This is an easy-to-use, scikit-learn inspired version of the M6GP algorithm.


By using this file, you are agreeing to this product's EULA
This product can be obtained at https://github.com/jespb/Python-M6GP
Copyright ©2023-2025 J. E. Batista


This file contains information about the command and flags used in the stand-alone version of this implementation and an explanation of how to import, use, and edit this implementation.

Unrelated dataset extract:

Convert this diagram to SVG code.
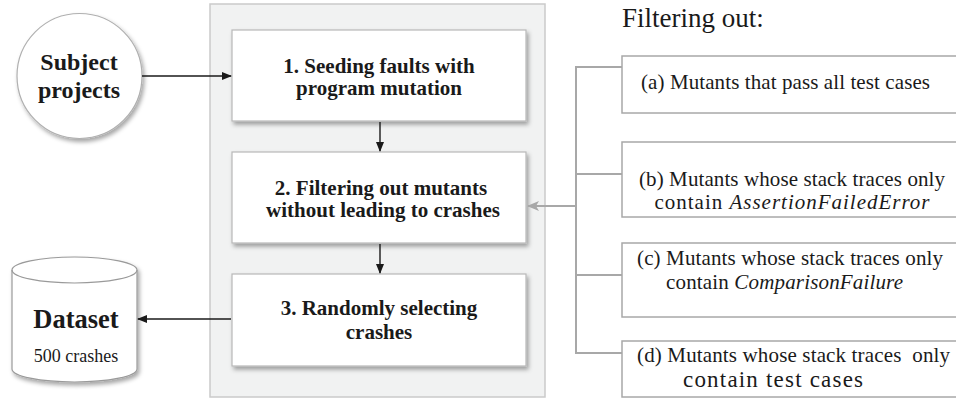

This implementation of M6GP can be used in a stand-alone fashion using the following command and flags:

$ python Main_M6GP_standalone.py

[-d datasets]
- This flag expects a set of csv dataset names separated by ";" (e.g., "a.csv;b.csv")
- By default, the heart.csv dataset is used

[-dsdir dir]
- States the dataset directory.
- By default "datasets/" is used
- Use "-dsdir ./" for the root directory

[-md max_depth]
- This flag expects an integer with the maximum initial depth for the trees;
- By default, this value is set to 6.

[-mg max_generation]
- This flag expects an integer with the maximum number of generations;
- By default, this value is set to 100.

[-odir dir]
- States the output directory.
- By default, "results/" is used
- Use "-odir ./" for the root directory

[-op operators]
- This flag excepts a set of operators and their number of arguments, separated by ";"
- Allowed operators: +,2 ; -,2 ; *,2 ; /,2
- By default, the used operators are the sum, subtraction, multiplication, and protected division: "+,2;-,2;*,2;/,2"

[-ps population_size]
- This flag expects an integer with the size of the population;
- By default, this value is set to 500.

[-runs number_of_runs]
- This flag expects an integer with the number of runs to be made;
- By default, this value is set to 30

[-tf train_fraction]
- This flag expects a float [0;1] with the fraction of the dataset to be used in training;
- By default, this value is set to 0.70

[-ts tournament_size]
- This flag expects an integer with the tournament size;
- By default, this value is set to 10.

[-t number_of_threads]
- This flag expects an integer with the number of threads to use while evaluating the population;
- If the value is set to 1, the multiprocessing library will not be used
- By default, this value is set to 1.

[-di minimum_number_of_dimension]
- This flag expects an integer with the minimum number of dimensions in each individual;
- This flag affects the number of dimensions in the initial individuals;
- By default, this value is set to 1

[-dm maximum_number_of_dimension]
- This flag expects an integer with the maximum number of dimensions in each individual;
- By default, this value is set to 9999

[-rs random state]
- This flag expects an integer with the seed to be used by the M6GP algorithm;
- By default, this value is set to 42




How to import this implementation to your project:
- Download this repository;
- Copy the "m6gp/" directory to your project directory;
- import the M6GP class using "from m6gp.M6GP import M6GP".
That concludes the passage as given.